When the happy couple make their late arrival on the red carpet, we toast the prospect of their offspring: “all the Maorigines to come”. But as their little secret suddenly becomes known to all in the room, accusations of “whoring bitch” let fly. “Oh you Maoris, think you’re so effin’ cultural!” shouts Ruth. Sylvia, standing now in front of the head table, won’t let that insult stand: “I’ve had yeast infections with more culture than the lot of ya!”
The chaos that ensues is masterfully controlled by co-directors Rachael Maza – artistic director of Indigenous Australian company Ilbijerri theatre – and Tukiwaho, who co-wrote Black Ties with Torres Strait writer John Harvey. A co-production by Ilbijerri and New Zealand’s Te Rēhia theatre, the ambition of scale here – 13 performers including the band, and a drastic and effective flip of the stage and point-of-view for the second act – is augmented by the ambition of bringing people together, as we are encouraged to talk with the strangers on our tables.

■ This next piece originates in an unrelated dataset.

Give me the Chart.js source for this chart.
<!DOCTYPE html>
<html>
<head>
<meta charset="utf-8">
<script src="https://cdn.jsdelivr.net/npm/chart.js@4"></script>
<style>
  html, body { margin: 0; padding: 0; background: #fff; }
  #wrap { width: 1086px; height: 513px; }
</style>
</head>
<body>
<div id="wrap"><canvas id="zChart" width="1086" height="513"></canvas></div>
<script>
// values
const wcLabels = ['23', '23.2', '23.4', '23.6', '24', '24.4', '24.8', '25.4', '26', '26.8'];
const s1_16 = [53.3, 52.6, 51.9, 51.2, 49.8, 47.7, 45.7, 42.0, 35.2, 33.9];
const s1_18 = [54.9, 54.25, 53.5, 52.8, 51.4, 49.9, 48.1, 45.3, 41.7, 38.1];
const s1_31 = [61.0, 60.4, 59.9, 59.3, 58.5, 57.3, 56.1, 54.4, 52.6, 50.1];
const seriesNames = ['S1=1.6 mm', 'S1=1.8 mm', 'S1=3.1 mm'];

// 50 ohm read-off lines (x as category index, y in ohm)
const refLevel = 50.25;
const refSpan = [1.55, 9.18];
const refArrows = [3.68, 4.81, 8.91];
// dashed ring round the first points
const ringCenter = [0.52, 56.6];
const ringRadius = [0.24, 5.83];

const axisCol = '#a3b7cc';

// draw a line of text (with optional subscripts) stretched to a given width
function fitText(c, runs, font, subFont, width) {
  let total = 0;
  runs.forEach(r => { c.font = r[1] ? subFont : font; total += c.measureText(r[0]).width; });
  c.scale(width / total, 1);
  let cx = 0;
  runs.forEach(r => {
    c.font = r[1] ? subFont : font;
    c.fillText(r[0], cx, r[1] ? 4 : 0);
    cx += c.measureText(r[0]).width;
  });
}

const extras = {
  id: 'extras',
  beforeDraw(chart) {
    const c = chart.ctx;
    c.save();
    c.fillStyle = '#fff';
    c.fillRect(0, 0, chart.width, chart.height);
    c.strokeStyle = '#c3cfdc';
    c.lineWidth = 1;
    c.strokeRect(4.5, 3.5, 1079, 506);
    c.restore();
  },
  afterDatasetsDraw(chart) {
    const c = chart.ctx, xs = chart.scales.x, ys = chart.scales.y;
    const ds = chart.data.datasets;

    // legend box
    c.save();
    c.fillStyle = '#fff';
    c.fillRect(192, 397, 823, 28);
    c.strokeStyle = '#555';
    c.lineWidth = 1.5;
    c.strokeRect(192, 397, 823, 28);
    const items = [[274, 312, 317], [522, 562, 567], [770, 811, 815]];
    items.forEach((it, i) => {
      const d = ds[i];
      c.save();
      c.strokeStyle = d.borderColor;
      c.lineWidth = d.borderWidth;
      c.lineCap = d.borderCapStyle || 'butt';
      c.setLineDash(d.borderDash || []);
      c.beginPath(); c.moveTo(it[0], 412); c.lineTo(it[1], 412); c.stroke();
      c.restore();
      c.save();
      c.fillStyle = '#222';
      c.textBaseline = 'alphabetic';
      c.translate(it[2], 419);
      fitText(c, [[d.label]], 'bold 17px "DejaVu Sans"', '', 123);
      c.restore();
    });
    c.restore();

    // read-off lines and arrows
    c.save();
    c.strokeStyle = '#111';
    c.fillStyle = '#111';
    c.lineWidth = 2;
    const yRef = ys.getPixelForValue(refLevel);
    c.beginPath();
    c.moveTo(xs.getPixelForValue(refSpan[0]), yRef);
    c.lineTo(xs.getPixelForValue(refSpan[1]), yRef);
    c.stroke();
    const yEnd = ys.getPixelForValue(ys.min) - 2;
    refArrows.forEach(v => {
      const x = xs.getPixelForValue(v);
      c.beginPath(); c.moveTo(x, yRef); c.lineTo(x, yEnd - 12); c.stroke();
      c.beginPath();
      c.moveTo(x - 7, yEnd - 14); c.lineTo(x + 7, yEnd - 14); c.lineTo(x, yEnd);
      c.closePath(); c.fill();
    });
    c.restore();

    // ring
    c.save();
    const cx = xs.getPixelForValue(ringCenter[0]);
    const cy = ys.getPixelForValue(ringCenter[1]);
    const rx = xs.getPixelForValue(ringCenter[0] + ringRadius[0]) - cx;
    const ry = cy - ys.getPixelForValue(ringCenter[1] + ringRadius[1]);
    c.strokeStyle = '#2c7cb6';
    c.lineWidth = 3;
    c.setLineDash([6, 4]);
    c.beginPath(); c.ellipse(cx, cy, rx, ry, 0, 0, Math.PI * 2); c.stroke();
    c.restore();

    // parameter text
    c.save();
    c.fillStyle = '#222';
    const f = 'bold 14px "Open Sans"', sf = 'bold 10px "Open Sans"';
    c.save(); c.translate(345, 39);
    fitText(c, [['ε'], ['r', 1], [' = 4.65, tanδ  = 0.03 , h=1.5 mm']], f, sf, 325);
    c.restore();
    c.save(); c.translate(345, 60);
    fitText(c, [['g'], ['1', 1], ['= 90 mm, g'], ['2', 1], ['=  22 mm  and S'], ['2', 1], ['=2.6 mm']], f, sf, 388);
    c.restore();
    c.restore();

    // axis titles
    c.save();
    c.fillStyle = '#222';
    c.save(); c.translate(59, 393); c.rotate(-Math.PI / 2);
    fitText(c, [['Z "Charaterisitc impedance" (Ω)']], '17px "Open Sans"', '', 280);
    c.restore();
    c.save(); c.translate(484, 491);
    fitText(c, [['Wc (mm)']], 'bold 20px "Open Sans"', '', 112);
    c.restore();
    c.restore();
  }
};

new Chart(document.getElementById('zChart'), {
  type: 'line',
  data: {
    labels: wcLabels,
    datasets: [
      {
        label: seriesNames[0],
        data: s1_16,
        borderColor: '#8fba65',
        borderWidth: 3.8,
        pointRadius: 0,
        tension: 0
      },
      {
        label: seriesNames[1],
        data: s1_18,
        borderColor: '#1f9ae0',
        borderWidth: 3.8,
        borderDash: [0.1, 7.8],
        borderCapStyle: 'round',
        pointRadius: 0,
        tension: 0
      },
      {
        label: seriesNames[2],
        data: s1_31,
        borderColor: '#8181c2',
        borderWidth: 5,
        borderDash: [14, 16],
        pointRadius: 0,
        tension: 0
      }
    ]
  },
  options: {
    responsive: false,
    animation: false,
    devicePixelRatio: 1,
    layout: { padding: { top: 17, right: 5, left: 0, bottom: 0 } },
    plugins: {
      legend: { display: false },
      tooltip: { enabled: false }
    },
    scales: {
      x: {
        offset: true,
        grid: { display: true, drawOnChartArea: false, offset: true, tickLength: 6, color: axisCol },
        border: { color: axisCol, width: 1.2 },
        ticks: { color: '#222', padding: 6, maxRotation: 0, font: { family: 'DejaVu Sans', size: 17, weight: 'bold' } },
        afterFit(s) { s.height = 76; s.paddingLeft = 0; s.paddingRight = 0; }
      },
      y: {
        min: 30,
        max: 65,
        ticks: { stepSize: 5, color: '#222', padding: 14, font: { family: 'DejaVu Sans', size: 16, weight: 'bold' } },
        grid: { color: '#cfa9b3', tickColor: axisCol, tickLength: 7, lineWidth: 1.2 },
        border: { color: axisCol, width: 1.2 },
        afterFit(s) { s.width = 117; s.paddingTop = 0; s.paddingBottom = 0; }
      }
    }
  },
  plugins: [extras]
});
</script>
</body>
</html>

But in the first act, we’re just flies on the wall, watching Kane and his intended best man Jerome (Dion Williams) travel across the ditch to get permission to marry Sylvia and Robert’s daughter – fearful of a Once Were Warriors-style violent greeting. The lads are granted an impromptu pōwhiri, a Maori welcome ceremony, which becomes enmeshed with the disco classic It’s Raining Men, sung by the fabulous best friend of the bride, trans woman Shannon (Brady Peeti).
This early cross-cultural moment is a little like that outback scene in Priscilla, Queen of the Desert, when didgeridoos and campfire mash with I Will Survive. Later, under a disco silver ball and clutching a bottle of red wine, Shannon will bring her own lovelorn drama to the wedding reception; sisters will fight and unite around our tables, but the band will play on.

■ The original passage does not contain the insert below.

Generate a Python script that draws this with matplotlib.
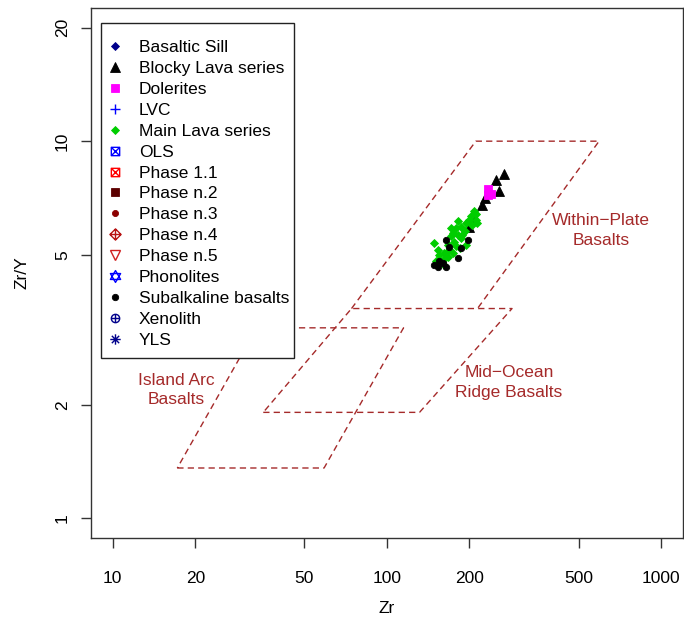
import numpy as np
import matplotlib
matplotlib.use("Agg")
import matplotlib.pyplot as plt
from matplotlib.path import Path
from matplotlib.patches import Rectangle

plt.rcParams['font.family'] = ['Liberation Sans', 'DejaVu Sans']

# ---------------- data ----------------
groups = ["Basaltic Sill", "Blocky Lava series", "Dolerites", "LVC", "Main Lava series",
          "OLS", "Phase 1.1", "Phase n.2", "Phase n.3", "Phase n.4", "Phase n.5",
          "Phonolites", "Subalkaline basalts", "Xenolith", "YLS"]

zr_blocky = [268, 250, 257, 227, 223, 208, 200]
zry_blocky = [8.17, 7.88, 7.37, 7.08, 6.79, 6.26, 5.94]

zr_dol = [233, 240, 234]
zry_dol = [7.45, 7.25, 7.18]

zr_main = [208, 203, 211, 194, 181, 186, 179, 192, 174, 181, 171, 186, 176, 149, 167,
           194, 179, 153, 162, 169, 155, 167, 160, 151, 162, 174, 184, 188, 200, 205,
           214, 172, 211]
zry_main = [6.52, 6.32, 6.19, 6.07, 6.13, 5.94, 5.89, 5.77, 5.71, 5.65, 5.59, 5.54, 5.42,
            5.37, 5.31, 5.31, 5.26, 5.15, 5.05, 5.15, 5.00, 4.94, 4.85, 4.80, 4.70, 5.05,
            5.21, 5.65, 6.19, 6.01, 6.07, 5.90, 6.40]

zr_sub = [164, 197, 168, 187, 181, 149, 155, 160, 164, 153]
zry_sub = [5.48, 5.48, 5.23, 5.21, 4.91, 4.70, 4.80, 4.75, 4.65, 4.65]

# field boundaries (Pearce & Norry 1979)
iab_zr = [17.2, 59.0, 115.0, 33.5]
iab_zry = [1.36, 1.36, 3.2, 3.2]
morb_zr = [35.4, 131.5, 286.0, 74.3]
morb_zry = [1.91, 1.91, 3.6, 3.6]
wpb_zr = [74.3, 211.0, 594.0, 214.0]
wpb_zry = [3.6, 10.0, 10.0, 3.6]

field_labels = ["Island Arc\nBasalts", "Mid\u2212Ocean\nRidge Basalts", "Within\u2212Plate\nBasalts"]
label_zr = [17.1, 279, 604]
label_zry = [2.19, 2.29, 5.80]

xticks = [10, 20, 50, 100, 200, 500, 1000]
yticks = [1, 2, 5, 10, 20]
xrange_ = (10, 1000)
yrange_ = (1, 20)

# ---------------- markers ----------------
M, L, C = Path.MOVETO, Path.LINETO, Path.CLOSEPOLY
sq_x = Path([(-1, -1), (1, -1), (1, 1), (-1, 1), (-1, -1), (-1, -1), (1, 1), (-1, 1), (1, -1)],
            [M, L, L, L, C, M, L, M, L])
dia_plus = Path([(0, -1), (1, 0), (0, 1), (-1, 0), (0, -1), (-1, 0), (1, 0), (0, -1), (0, 1)],
                [M, L, L, L, C, M, L, M, L])
circ_plus = Path.make_compound_path(Path.unit_circle(),
                                    Path([(-1, 0), (1, 0)], [M, L]),
                                    Path([(0, -1), (0, 1)], [M, L]))
s3 = 0.866
star_david = Path([(0, 1), (s3, -0.5), (-s3, -0.5), (0, 1),
                   (0, -1), (s3, 0.5), (-s3, 0.5), (0, -1)],
                  [M, L, L, C, M, L, L, C])
d = 0.707
asterisk = Path([(-1, 0), (1, 0), (0, -1), (0, 1), (-d, -d), (d, d), (-d, d), (d, -d)],
                [M, L, M, L, M, L, M, L])

styles = {
    "Basaltic Sill": dict(marker='D', ms=3.6, color='#00008B', fill=True),
    "Blocky Lava series": dict(marker='^', ms=6.6, color='black', fill=True),
    "Dolerites": dict(marker='s', ms=5.4, color='#FF00FF', fill=True),
    "LVC": dict(marker='+', ms=7.5, color='#0000FF', fill=False),
    "Main Lava series": dict(marker='D', ms=3.8, color='#00CD00', fill=True),
    "OLS": dict(marker=sq_x, ms=6.0, color='#0000FF', fill=False),
    "Phase 1.1": dict(marker=sq_x, ms=6.0, color='#FF0000', fill=False),
    "Phase n.2": dict(marker='s', ms=5.2, color='#5C0000', fill=True),
    "Phase n.3": dict(marker='o', ms=4.4, color='#8B0000', fill=True),
    "Phase n.4": dict(marker=dia_plus, ms=8.0, color='#B81414', fill=False),
    "Phase n.5": dict(marker='v', ms=6.5, color='#D02020', fill=False),
    "Phonolites": dict(marker=star_david, ms=8.5, color='#0000FF', fill=False),
    "Subalkaline basalts": dict(marker='o', ms=4.6, color='black', fill=True),
    "Xenolith": dict(marker=circ_plus, ms=6.0, color='#00008B', fill=False),
    "YLS": dict(marker=asterisk, ms=7.5, color='#00008B', fill=False),
}

data = {
    "Blocky Lava series": (zr_blocky, zry_blocky),
    "Dolerites": (zr_dol, zry_dol),
    "Main Lava series": (zr_main, zry_main),
    "Subalkaline basalts": (zr_sub, zry_sub),
}

# ---------------- figure ----------------
fig = plt.figure(figsize=(6.84, 6.19), dpi=100)
ax = fig.add_axes([0.13275, 0.13086, 0.8658, 0.85622])
ax.set_xscale('log')
ax.set_yscale('log')

def r_lim(lo, hi):
    a, b = np.log10(lo), np.log10(hi)
    e = 0.04 * (b - a)
    return 10 ** (a - e), 10 ** (b + e)

ax.set_xlim(*r_lim(*xrange_))
ax.set_ylim(*r_lim(*yrange_))

fcol = '#A52A2A'
dash = (0, (4.5, 3.0))
ax.plot(iab_zr + iab_zr[:1], iab_zry + iab_zry[:1], color=fcol, lw=1.0, ls=dash)
ax.plot(morb_zr + morb_zr[:1], morb_zry + morb_zry[:1], color=fcol, lw=1.0, ls=dash)
ax.plot(wpb_zr, wpb_zry, color=fcol, lw=1.0, ls=dash)

for txt, x, y in zip(field_labels, label_zr, label_zry):
    ax.text(x, y, txt, color=fcol, fontsize=12.5, ha='center', va='center',
            multialignment='center', linespacing=1.4)

handles = []
for g in groups:
    st = styles[g]
    xs, ys = data.get(g, ([], []))
    h, = ax.plot(xs, ys, ls='none', marker=st['marker'], ms=st['ms'],
                 mec=st['color'], mfc=st['color'] if st['fill'] else 'none',
                 mew=0.6 if st['fill'] else 1.0, label=g)
    handles.append(h)

ax.set_xticks(xticks)
ax.set_xticklabels([str(v) for v in xticks])
ax.set_yticks(yticks)
ax.set_yticklabels([str(v) for v in yticks])
ax.minorticks_off()
ax.tick_params(axis='both', direction='out', length=7.5, width=1.0, labelsize=12.5,
               color='#333333')
ax.tick_params(axis='x', pad=16.5)
ax.tick_params(axis='y', pad=7.5, labelrotation=90)
for lab in ax.get_yticklabels():
    lab.set_va('center')
for sp in ax.spines.values():
    sp.set_linewidth(1.0)
    sp.set_color('#333333')

ax.set_xlabel("Zr", fontsize=12.5)
ax.set_ylabel("Zr/Y", fontsize=12.5)
ax.xaxis.set_label_coords(0.5, -0.1330)
ax.xaxis.label.set_va('center')
ax.yaxis.set_label_coords(-0.1160, 0.5)
ax.yaxis.label.set_va('center')

leg = ax.legend(handles=handles, loc='center left', bbox_to_anchor=(0.0290, 0.6492),
                frameon=False, fontsize=12.5, borderpad=0, borderaxespad=0,
                handlelength=0.8, handletextpad=0.98, labelspacing=0.33, numpoints=1)
ax.add_patch(Rectangle((0.0172, 0.3387), 0.3259, 0.6330, transform=ax.transAxes,
                       fill=True, facecolor='white', edgecolor='#222222', lw=1.0, zorder=4))
leg.set_zorder(5)

fig.savefig("out.png", dpi=100)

Comedy can convey a host of serious issues, including problems common to many cultures – such as absent fathers. Black Ties also wants to remind us that, while these are stories of colonised peoples with similar histories, Australia’s history of forced Indigenous child removals – and the lack of a Treaty – continues to resonate as unfinished business. The play wants to move us beyond cultural stereotypes, and to show us we have more in common than we suspect.
The first act could do with a little tightening, but has many wonderful moments setting the characters up for the big wedding showdown. Mick, who is gay, seems the most drawn from real life: we see Jack Charles in beret and trench coat, unsuccessfully trying to hail a taxi, and we learn that – like Charles – Mick works with prisoners and is a member of the stolen generations. At one point, a fellow cast-member can even be spotted reading Charles’s terrific autobiography, A Born-Again Blackfella.
As the travelling troubadours through the first act morph into a wedding band, and casual clothes morph into bow ties and brocade, a mash of love songs segue us through – from the Home and Away theme to Daryl Braithwaite’s The Horses. The audience is finally encouraged to dance with the players. If only we all moved as one more often.
Black Ties plays at Sydney Town Hall for Sydney festival until 18 January, then at Perth festival 13 to 16 February, Asia TOPA festival in Melbourne 21-29 February, New Zealand festival of the arts in Wellington 4–7 March, and Auckland arts festival 11–15 March.